I've been playing with some simple programming puzzles over on codingame.com, trying to learn the
Go programming language, and I've been making some progress. I started working on the Mini-Sudoku puzzle yesterday and in short order I had written a solution. Well, no. Didn't work. So I spent a couple hours yesterday trying to figure out what was wrong. I figured I had made a typo somewhere, interchanged a couple of indices or something, so I added a bunch of debug statements that would inform me of what was going on inside this basically trivial program, but nothing pops. Everything is behaving as it should. Okay, let's let it run for more than one iteration, and boom!, out pops the problem.
The puzzle involves filling in a little grid with numbers. At each iteration you can fill in some more numbers, but only if you are working from your worksheet. If you keep starting over with the original problem you will never get any farther than the first step. Doh!
The problem, for me, stems from the difference in the way the
C and
Go programming languages treat strings. In
C a string is just another array of bytes that is filled with characters. You can replace those characters willy-nilly, just like in any other array. In
Go, however, strings are inviolate. Once created they cannot be altered. If you want to alter them, you need to copy them into a byte array and then you can muck about with the array as much as you like.
I wonder if there is someway to convert a byte array to a string? So far the only ways I've seen to create strings is to write them into the source code so they are created at compile time*, or to read them into string variables from a file. There's probably a way to do it, but I haven't gotten to that lesson yet.

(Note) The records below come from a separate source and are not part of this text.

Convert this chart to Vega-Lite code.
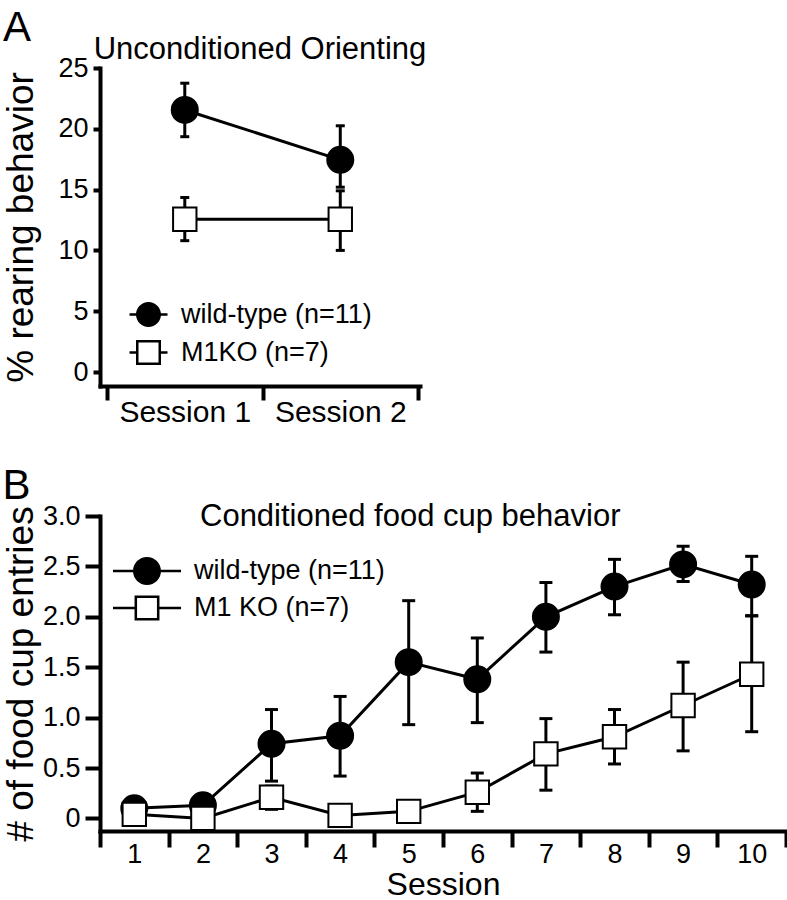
{
  "$schema": "https://vega.github.io/schema/vega-lite/v6.json",
  "background": "white",
  "padding": {"left": 2, "top": 7, "right": 0, "bottom": 0},
  "config": {
    "font": "Liberation Sans",
    "view": {"stroke": null},
    "concat": {"spacing": 38},
    "axis": {"domainColor": "black", "tickColor": "black", "labelColor": "black", "titleColor": "black", "grid": false, "domainWidth": 4, "tickWidth": 4, "titleFontWeight": "normal", "labelFont": "Liberation Sans", "titleFont": "Liberation Sans", "domainCap": "square"},
    "title": {"color": "black", "fontWeight": "normal", "font": "Liberation Sans"},
    "legend": {"labelColor": "black", "labelFont": "Liberation Sans", "padding": 0, "labelLimit": 400}
  },
  "datasets": {
    "a": [
      {"session": "Session 1", "groupA": "wild-type (n=11)", "v": 21.55, "lo": 19.35, "hi": 23.75},
      {"session": "Session 2", "groupA": "wild-type (n=11)", "v": 17.45, "lo": 15.2, "hi": 20.25},
      {"session": "Session 1", "groupA": "M1KO (n=7)", "v": 12.56, "lo": 10.8, "hi": 14.35},
      {"session": "Session 2", "groupA": "M1KO (n=7)", "v": 12.56, "lo": 10.0, "hi": 14.9}
    ],
    "b": [
      {"session": 1, "groupB": "wild-type (n=11)", "v": 0.1, "lo": 0.05, "hi": 0.15},
      {"session": 2, "groupB": "wild-type (n=11)", "v": 0.13, "lo": 0.08, "hi": 0.18},
      {"session": 3, "groupB": "wild-type (n=11)", "v": 0.74, "lo": 0.37, "hi": 1.08},
      {"session": 4, "groupB": "wild-type (n=11)", "v": 0.82, "lo": 0.42, "hi": 1.21},
      {"session": 5, "groupB": "wild-type (n=11)", "v": 1.55, "lo": 0.93, "hi": 2.16},
      {"session": 6, "groupB": "wild-type (n=11)", "v": 1.38, "lo": 0.95, "hi": 1.79},
      {"session": 7, "groupB": "wild-type (n=11)", "v": 2.0, "lo": 1.65, "hi": 2.34},
      {"session": 8, "groupB": "wild-type (n=11)", "v": 2.3, "lo": 2.02, "hi": 2.57},
      {"session": 9, "groupB": "wild-type (n=11)", "v": 2.52, "lo": 2.35, "hi": 2.7},
      {"session": 10, "groupB": "wild-type (n=11)", "v": 2.32, "lo": 2.01, "hi": 2.6},
      {"session": 1, "groupB": "M1 KO (n=7)", "v": 0.04, "lo": 0.0, "hi": 0.08},
      {"session": 2, "groupB": "M1 KO (n=7)", "v": 0.0, "lo": -0.04, "hi": 0.04},
      {"session": 3, "groupB": "M1 KO (n=7)", "v": 0.21, "lo": 0.09, "hi": 0.32},
      {"session": 4, "groupB": "M1 KO (n=7)", "v": 0.03, "lo": -0.01, "hi": 0.07},
      {"session": 5, "groupB": "M1 KO (n=7)", "v": 0.07, "lo": 0.03, "hi": 0.11},
      {"session": 6, "groupB": "M1 KO (n=7)", "v": 0.26, "lo": 0.07, "hi": 0.45},
      {"session": 7, "groupB": "M1 KO (n=7)", "v": 0.64, "lo": 0.28, "hi": 0.99},
      {"session": 8, "groupB": "M1 KO (n=7)", "v": 0.81, "lo": 0.54, "hi": 1.08},
      {"session": 9, "groupB": "M1 KO (n=7)", "v": 1.12, "lo": 0.67, "hi": 1.55},
      {"session": 10, "groupB": "M1 KO (n=7)", "v": 1.43, "lo": 0.86, "hi": 2.01}
    ]
  },
  "resolve": {"scale": {"shape": "independent", "fill": "independent"}, "legend": {"shape": "independent", "fill": "independent"}},
  "vconcat": [
    {
      "title": {"text": "A", "fontSize": 42, "anchor": "start", "frame": "bounds", "baseline": "alphabetic", "offset": -49},
      "vconcat": [
        {
          "width": 320,
          "height": 318,
          "title": {"text": "Unconditioned Orienting", "fontSize": 31, "anchor": "middle", "frame": "group", "baseline": "alphabetic", "offset": -36},
          "data": {"name": "a"},
          "encoding": {
            "x": {"field": "session", "type": "nominal", "scale": {"type": "band", "paddingInner": 0, "paddingOuter": 0.029, "align": 0.78}, "axis": {"title": null, "labelAngle": 0, "tickBand": "extent", "tickSize": 14, "labelPadding": -3, "labelFontSize": 30}}
          },
          "layer": [
            {
              "mark": {"type": "line", "color": "black", "strokeWidth": 3},
              "encoding": {
                "y": {"field": "v", "type": "quantitative", "title": "% rearing behavior", "scale": {"domain": [-1.15, 25], "nice": false, "zero": false}, "axis": {"values": [0, 5, 10, 15, 20, 25], "tickSize": 7, "labelPadding": 5, "labelFontSize": 27, "titleFontSize": 37, "titlePadding": 17}},
                "detail": {"field": "groupA"}
              }
            },
            {
              "mark": {"type": "rule", "color": "black", "strokeWidth": 3},
              "encoding": {"y": {"field": "lo", "type": "quantitative", "title": "% rearing behavior"}, "y2": {"field": "hi"}}
            },
            {
              "mark": {"type": "tick", "orient": "horizontal", "color": "black", "size": 9, "thickness": 3, "opacity": 1},
              "encoding": {"y": {"field": "lo", "type": "quantitative", "title": "% rearing behavior"}}
            },
            {
              "mark": {"type": "tick", "orient": "horizontal", "color": "black", "size": 9, "thickness": 3, "opacity": 1},
              "encoding": {"y": {"field": "hi", "type": "quantitative", "title": "% rearing behavior"}}
            },
            {
              "transform": [{"filter": "datum.groupA === 'wild-type (n=11)'"}],
              "mark": {"type": "point", "shape": "circle", "filled": true, "fill": "black", "size": 676, "stroke": "black", "strokeWidth": 2, "opacity": 1},
              "encoding": {"y": {"field": "v", "type": "quantitative", "title": "% rearing behavior"}}
            },
            {
              "transform": [{"filter": "datum.groupA === 'M1KO (n=7)'"}],
              "mark": {"type": "point", "shape": "M-0.9,-0.9H0.9V0.9H-0.9Z", "filled": true, "fill": "white", "size": 676, "stroke": "black", "strokeWidth": 2, "opacity": 1},
              "encoding": {"y": {"field": "v", "type": "quantitative", "title": "% rearing behavior"}}
            },
            {
              "transform": [{"filter": "false"}],
              "mark": {"type": "point", "filled": true, "fill": "black", "strokeWidth": 0, "opacity": 1},
              "encoding": {
                "y": {"field": "v", "type": "quantitative", "title": "% rearing behavior"},
                "shape": {"field": "groupA", "type": "nominal", "scale": {"domain": ["wild-type (n=11)", "M1KO (n=7)"], "range": ["M-1,0A1,1 0 1,1 1,0A1,1 0 1,1 -1,0Z M-1.52,-0.1H-0.95V0.1H-1.52Z M0.95,-0.1H1.52V0.1H0.95Z", "M-1,-1H1V1H-1Z M-0.8,-0.8V0.8H0.8V-0.8Z M-1.52,-0.1H-1V0.1H-1.52Z M1,-0.1H1.52V0.1H1Z"]},
                  "legend": {"title": null, "orient": "none", "legendX": 35, "legendY": 233, "direction": "vertical", "labelFontSize": 27, "symbolSize": 625, "labelOffset": 19, "rowPadding": 10, "symbolFillColor": "black", "symbolStrokeWidth": 0, "symbolOpacity": 1}}
              }
            }
          ]
        }
      ]
    },
    {
      "title": {"text": "B", "fontSize": 42, "anchor": "start", "frame": "bounds", "baseline": "alphabetic", "offset": -40},
      "vconcat": [
        {
          "width": 686,
          "height": 315,
          "title": {"text": "Conditioned food cup behavior", "fontSize": 31, "anchor": "start", "frame": "group", "dx": 100, "baseline": "alphabetic", "offset": -55},
          "data": {"name": "b"},
          "encoding": {
            "x": {"field": "session", "type": "ordinal", "scale": {"type": "band", "paddingInner": 0, "paddingOuter": 0}, "axis": {"title": "Session", "labelAngle": 0, "tickBand": "extent", "tickSize": 16, "labelPadding": -6, "labelFontSize": 27, "titleFontSize": 32, "titlePadding": 2}}
          },
          "layer": [
            {
              "mark": {"type": "line", "color": "black", "strokeWidth": 3},
              "encoding": {
                "y": {"field": "v", "type": "quantitative", "title": "# of food cup entries", "scale": {"domain": [-0.125, 3.0], "nice": false, "zero": false}, "axis": {"values": [0, 0.5, 1, 1.5, 2, 2.5, 3], "labelExpr": "datum.value === 0 ? '0' : format(datum.value, '.1f')", "tickSize": 15, "labelPadding": 5, "labelFontSize": 27, "titleFontSize": 37, "titlePadding": 2}},
                "detail": {"field": "groupB"}
              }
            },
            {
              "mark": {"type": "rule", "color": "black", "strokeWidth": 3},
              "encoding": {"y": {"field": "lo", "type": "quantitative", "title": "# of food cup entries"}, "y2": {"field": "hi"}}
            },
            {
              "mark": {"type": "tick", "orient": "horizontal", "color": "black", "size": 13, "thickness": 3, "opacity": 1},
              "encoding": {"y": {"field": "lo", "type": "quantitative", "title": "# of food cup entries"}}
            },
            {
              "mark": {"type": "tick", "orient": "horizontal", "color": "black", "size": 13, "thickness": 3, "opacity": 1},
              "encoding": {"y": {"field": "hi", "type": "quantitative", "title": "# of food cup entries"}}
            },
            {
              "transform": [{"filter": "datum.groupB === 'wild-type (n=11)'"}],
              "mark": {"type": "point", "shape": "circle", "filled": true, "fill": "black", "size": 676, "stroke": "black", "strokeWidth": 2, "opacity": 1},
              "encoding": {"y": {"field": "v", "type": "quantitative", "title": "# of food cup entries"}}
            },
            {
              "transform": [{"filter": "datum.groupB === 'M1 KO (n=7)'"}],
              "mark": {"type": "point", "shape": "M-0.9,-0.9H0.9V0.9H-0.9Z", "filled": true, "fill": "white", "size": 676, "stroke": "black", "strokeWidth": 2, "opacity": 1},
              "encoding": {"y": {"field": "v", "type": "quantitative", "title": "# of food cup entries"}}
            },
            {
              "transform": [{"filter": "false"}],
              "mark": {"type": "point", "filled": true, "fill": "black", "strokeWidth": 0, "opacity": 1},
              "encoding": {
                "y": {"field": "v", "type": "quantitative", "title": "# of food cup entries"},
                "shape": {"field": "groupB", "type": "nominal", "scale": {"domain": ["wild-type (n=11)", "M1 KO (n=7)"], "range": ["M-1,0A1,1 0 1,1 1,0A1,1 0 1,1 -1,0Z M-2.43,-0.09H-0.95V0.09H-2.43Z M0.95,-0.09H2.43V0.09H0.95Z", "M-0.89,-0.89H0.89V0.89H-0.89Z M-0.71,-0.71V0.71H0.71V-0.71Z M-2.43,-0.09H-0.89V0.09H-2.43Z M0.89,-0.09H2.43V0.09H0.89Z"]},
                  "legend": {"title": null, "orient": "none", "legendX": 33, "legendY": 41, "direction": "vertical", "labelFontSize": 27, "symbolSize": 784, "labelOffset": 33, "rowPadding": 9, "symbolFillColor": "black", "symbolStrokeWidth": 0, "symbolOpacity": 1}}
              }
            }
          ]
        }
      ]
    }
  ]
}
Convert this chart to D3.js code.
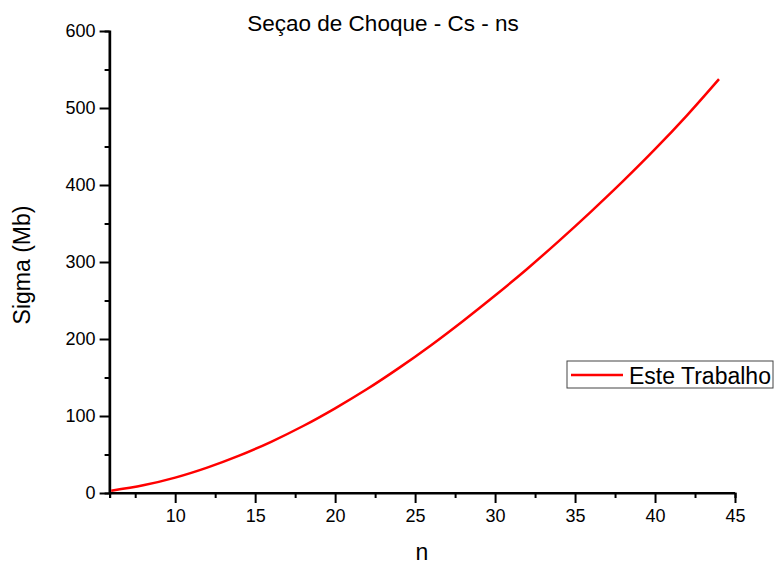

*compile time is that moment when you feed your source code, the program you have written, to the compiler, another computer program that turns your source code into machine code. Machine code is what the computer likes to read. Compile time is like a final exam at school, you submit your work to the powers-that-be and wait for it to be accepted or rejected. It's usually rejected, but you get to keep trying over and over and over again until you get it right. Exams are bad, full of trepidation, but at least they have a time limit and when they are over you are done. Trying to get a piece of source code to compile successfully can go on forever.